Prosecutors launched an appeal yesterday against a High Court judge's decision to dismiss criminal charges against the owners of a care home where 14 elderly residents died in a fire.

Thomas Balmer and his wife, Anne, both 59, and their son Alan, 33, had been due to stand trial over alleged safety breaches at Rosepark Care Home in Uddingston in January 2004.

However, at a hearing at the High Court in Glasgow on Wednesday, Lord Hardie dismissed the charges against the three over a legal technicality.

The court heard that Mr and Mrs Balmer and their son could not be held criminally liable on the 12 charges because they had dissolved the firm which owned Rosepark Nursing Home in Uddingston and set up a limited company. This was 13 months after the fire but before the indictment was served.

Fourteen residents died and several others were injured when a fire broke out in a downstairs cupboard at the care home on January 31, 2004.

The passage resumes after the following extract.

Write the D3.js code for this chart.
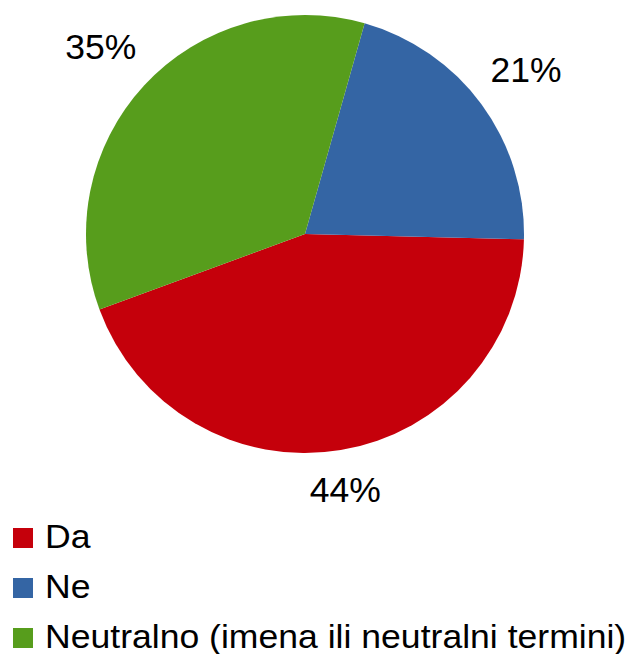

Mr and Mrs Balmer and their son were accused, as partners of the firm running the home, of a total of 12 charges.

These included breaches of the Health and Safety at Work Act 1974, the Health and Safety at Work Regulations 1999, and of the Electricity at Work Regulations 1989.

However, Lord Hardie dismissed the charges because of the way they had been framed on the indictment by the Crown Office.

He said the charges related to the employer and, although the Balmers were partners in the firm operating the home, they were not employers.

The Crown also accepted that as the Balmers' partnership was dissolved in February 2005, the charges listed by prosecutors against the family as employers were not relevant.

However, Lord Hardie said the Balmers could still be charged in connection with the 14 deaths.

He said: "The dissolution of the firm is fatal to any charge against it but it does not necessarily end the prospect of proceedings.

"Moreover, if prosecution has been rendered impossible by the actions of others in the course of a criminal investigation, such actions may give rise to a charge of perverting or attempting to pervert the course of justice.

"I wish to emphasise this decision does not signal an end of proceedings against the accused."

He also granted the Crown the right to appeal against his decision to dismiss the charges.

A Crown Office spokeswoman confirmed yesterday an appeal was under way.

She said: "The Lord Advocate has today Friday lodged an appeal against the decision of Lord Hardie to dismiss the charges against Thomas William Balmer, Anne Balmer and Alan Thomas Balmer. A date for the appeal will be fixed in due course."

In Thursday's edition of The Herald it was reported that the Balmer family was represented by Levy & McRae solicitors. In fact, only Thomas Balmer was represented by that firm; Mrs Balmer was represented by HBM Sayers and Alan Balmer by the Anderson Partnership.